The wear loss of the friction pair can be sharply decreased by addition of copper nanoplates with a micron-scale diameter and lamellar structure, which can significantly prevent the direct contact of microprotrusions on the surface of friction pairs and can reduce the “welding” between micro-protrusions due to local high temperature caused by friction. However,the copper nanoplates with excessive addition will be agglomerated because of large size, which can increases the wear loss and will deteriorate the anti-wear ability of lithium grease.

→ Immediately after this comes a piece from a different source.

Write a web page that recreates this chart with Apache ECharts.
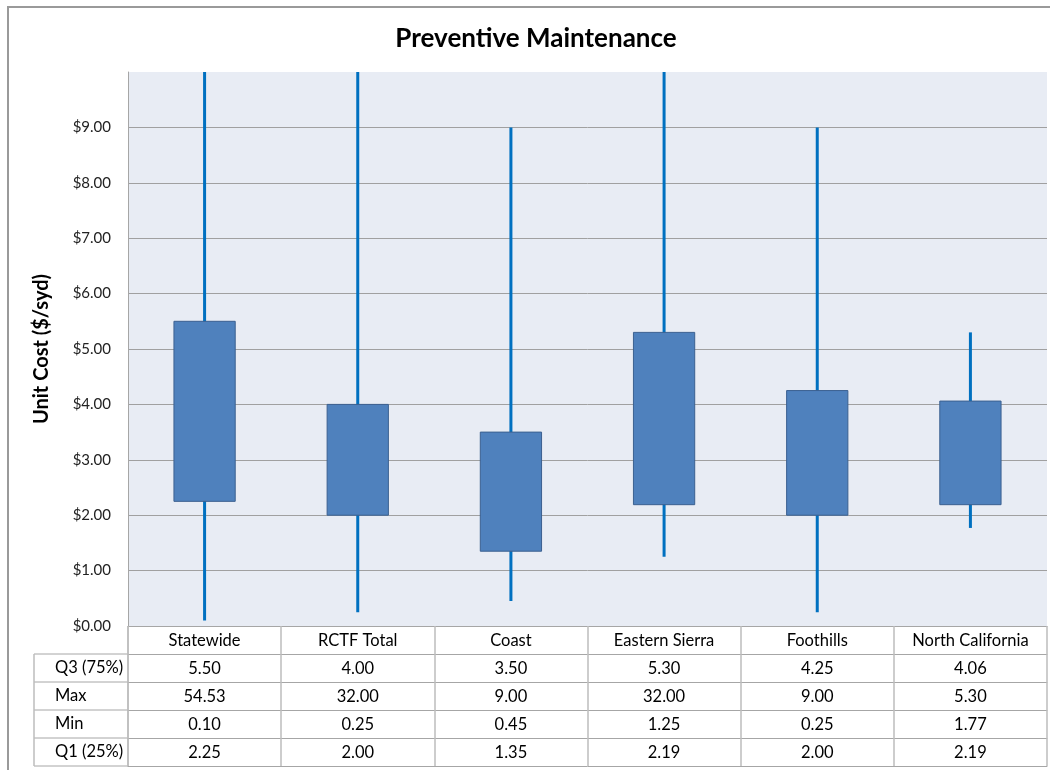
<!DOCTYPE html>
<html>
<head>
<meta charset="utf-8">
<script src="https://cdn.jsdelivr.net/npm/echarts@6/dist/echarts.min.js"></script>
<style>
html,body{margin:0;padding:0;background:#fff;}
#chart{width:1050px;height:770px;}
</style>
</head>
<body>
<div id="chart"></div>
<script>
const categories = ['Statewide', 'RCTF Total', 'Coast', 'Eastern Sierra', 'Foothills', 'North California'];
const q3Values  = [5.50, 4.00, 3.50, 5.30, 4.25, 4.06];
const maxValues = [54.53, 32.00, 9.00, 32.00, 9.00, 5.30];
const minValues = [0.10, 0.25, 0.45, 1.25, 0.25, 1.77];
const q1Values  = [2.25, 2.00, 1.35, 2.19, 2.00, 2.19];
const rowLabels = ['Q3 (75%)', 'Max', 'Min', 'Q1 (25%)'];
const rowData = [q3Values, maxValues, minValues, q1Values];
const yTickValues = [0, 1, 2, 3, 4, 5, 6, 7, 8, 9];

const FONT = 'Lato, "Open Sans", sans-serif';
const GRID_LEFT = 128, GRID_TOP = 72, GRID_W = 919, GRID_H = 554;
const ROW_H = 28;
const LINE_C = '#A6A6A6';
const TABLE_FS = 16.5;

const chart = echarts.init(document.getElementById('chart'), null, {renderer: 'canvas'});

const boxData = categories.map((c, i) => [i, minValues[i], q1Values[i], q3Values[i], maxValues[i]]);

function tableAxis(idx, labelFn, showLabel, showTick) {
  return {
    type: 'category',
    gridIndex: 0,
    position: 'bottom',
    offset: idx * ROW_H,
    data: categories,
    boundaryGap: true,
    axisLine: {show: true, lineStyle: {color: LINE_C, width: 1}},
    axisTick: {show: showTick, length: ROW_H, inside: false, alignWithLabel: false, interval: 0,
               lineStyle: {color: '#BDBDBD', width: 1.5}},
    axisLabel: {show: showLabel, interval: 0, margin: 6, color: '#000', fontFamily: FONT, fontSize: TABLE_FS,
                formatter: labelFn},
    splitLine: {show: false}
  };
}

const xAxes = [tableAxis(0, (v) => v, true, true)];
rowData.forEach((arr, r) => {
  xAxes.push(tableAxis(r + 1, (v, i) => arr[i].toFixed(2), true, true));
});
xAxes.push(tableAxis(5, () => '', false, false));

const graphics = [
  {type: 'rect', shape: {x: 8, y: 7, width: 1200, height: 900}, style: {fill: null, stroke: '#9A9A9A', lineWidth: 2}, z: 0, silent: true}
];
for (let r = 0; r <= rowLabels.length; r++) {
  const y = GRID_TOP + GRID_H + ROW_H * (r + 1);
  graphics.push({type: 'line', shape: {x1: 34, y1: y, x2: GRID_LEFT, y2: y}, style: {stroke: LINE_C, lineWidth: 1}, silent: true});
}
graphics.push({type: 'line', shape: {x1: 34, y1: GRID_TOP + GRID_H + ROW_H, x2: 34, y2: GRID_TOP + GRID_H + ROW_H * 5},
               style: {stroke: '#BDBDBD', lineWidth: 1.5}, silent: true});
graphics.push({type: 'line', shape: {x1: GRID_LEFT, y1: GRID_TOP + GRID_H, x2: GRID_LEFT, y2: GRID_TOP + GRID_H + ROW_H * 5},
               style: {stroke: '#BDBDBD', lineWidth: 1.5}, silent: true});
const labelChildren = rowLabels.map((lab, r) => ({
  type: 'text',
  style: {x: 55, y: ROW_H * r + ROW_H / 2, text: lab, fill: '#000', fontSize: TABLE_FS, fontFamily: FONT,
          align: 'left', verticalAlign: 'middle'},
  silent: true
}));
graphics.push({type: 'group', x: 0, y: GRID_TOP + GRID_H + ROW_H, children: labelChildren});

const option = {
  backgroundColor: '#fff',
  animation: false,
  title: {
    text: 'Preventive Maintenance',
    left: 531, top: 21, textAlign: 'center',
    textStyle: {fontFamily: FONT, fontSize: 26, fontWeight: 'bold', color: '#000'}
  },
  grid: {left: GRID_LEFT, top: GRID_TOP, width: GRID_W, height: GRID_H, show: true,
         backgroundColor: '#E8ECF4', borderWidth: 0, containLabel: false},
  xAxis: xAxes,
  yAxis: {
    type: 'value', min: 0, max: 10, interval: 1,
    name: 'Unit Cost ($/syd)', nameLocation: 'middle', nameGap: 76, nameRotate: 90,
    nameTextStyle: {fontFamily: FONT, fontSize: 20, fontWeight: 'bold', color: '#000'},
    axisLine: {show: true, lineStyle: {color: LINE_C, width: 1}},
    axisTick: {show: false},
    axisLabel: {margin: 17, color: '#222', fontFamily: FONT, fontSize: 15, showMaxLabel: false,
                formatter: (v) => yTickValues.indexOf(v) >= 0 ? '$' + v.toFixed(2) : ''},
    splitLine: {show: true, showMaxLine: false, lineStyle: {color: '#A0A0A0', width: 1}}
  },
  series: [{
    type: 'custom',
    xAxisIndex: 0,
    clip: true,
    data: boxData,
    encode: {x: 0, y: [1, 2, 3, 4]},
    renderItem: function (params, api) {
      const x = api.value(0);
      const pMin = api.coord([x, api.value(1)]);
      const pQ1 = api.coord([x, api.value(2)]);
      const pQ3 = api.coord([x, api.value(3)]);
      const pMax = api.coord([x, api.value(4)]);
      const top = params.coordSys.y;
      const w = api.size([1, 0])[0] * 0.4;
      return {
        type: 'group',
        children: [
          {type: 'line', shape: {x1: pMin[0], y1: pMin[1], x2: pMax[0], y2: Math.max(pMax[1], top)},
           style: {stroke: '#0070C0', lineWidth: 3}},
          {type: 'rect', shape: {x: pQ3[0] - w / 2, y: pQ3[1], width: w, height: pQ1[1] - pQ3[1]},
           style: {fill: '#4F81BD', stroke: '#3B6090', lineWidth: 1}}
        ]
      };
    }
  }],
  graphic: graphics
};
chart.setOption(option);
</script>
</body>
</html>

Figure 7 The diagram of lubrication mechanism of nano-=coppers with different dimensions

4 Conclusions

The antiwear ability and friction-reducing performance of lithium grease can be significantly improved by the addition of nano-coppers with different dimensions.The nano-coppers with different dimensions are melted to form a molten film on the worn surface during the friction process, which can effectively reduce the surface roughness and prevents the direct contact of friction pair. At the same time, as a typical soft metal, the molten copper film with low strength is easily damaged which plays a sacrificial role to protect friction pair and can significantly reduce the wear loss. Moreover, the wear loss of friction pair is different upon adding nanocoppers with different dimensions, which is caused by the difference of their structures.